For replacement pricing, any equipment price increases could be masked through the divisors you use to determine the sales price. You may not have compared last year's numbers to this year's numbers with respect to individual jobs. If you've achieved higher sale volume, was it due to an increased number of jobs at the same price as the previous year or the same number of jobs as the previous year at a higher price? The number of jobs increase is as significant as the dollars per job increase.



A false sense of security

We have been lulled into a false sense of security during the past few years. Inflation has been relatively tame, the economy has been good, etc., and costs have not increased much - until lately. Gasoline prices have soared. This is the first indication that things are not as stable as they used to be.

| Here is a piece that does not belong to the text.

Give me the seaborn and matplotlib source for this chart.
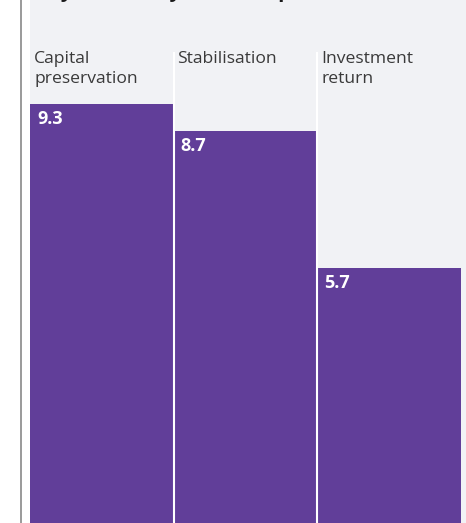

It recently had a story with the headline, "Residential housing starts decline." A few weeks ago, they said multifamily housing starts were declining. Whether you do new construction or not, the housing statistics have a ripple effect into the economy and affect your business.

By now your employees have started feeling the pinch of higher gasoline prices and may be grumbling about needing a raise. You've definitely noticed it in increased company gasoline costs.

Do you charge more to the customers or take a smaller profit? Federal Express has made its statement - a fuel surcharge. It's your choice. You can increase your truck materials charges on the invoices (after all, gasoline is a truck material), increase your labor rates (which are easy to compare with your competition), or increase your materials multipliers slightly to cover the additional fuel costs. Or you can do nothing and gripe about the invoices.

On a very real note, when the cost of a loaf of bread goes up, the supermarket raises the price on that loaf of bread. Do we complain? Yes. Do we pay it? Yes - if you want to eat bread. The analogy is that the customers may gripe about an increase, but they'll pay it - if you provide a quality service, fix the problem right the first time and show the value of what you do.

Remember that you have to have a certain level of profit to survive and grow the business, pay the increases in salaries that your employees want, and the bonuses that you want.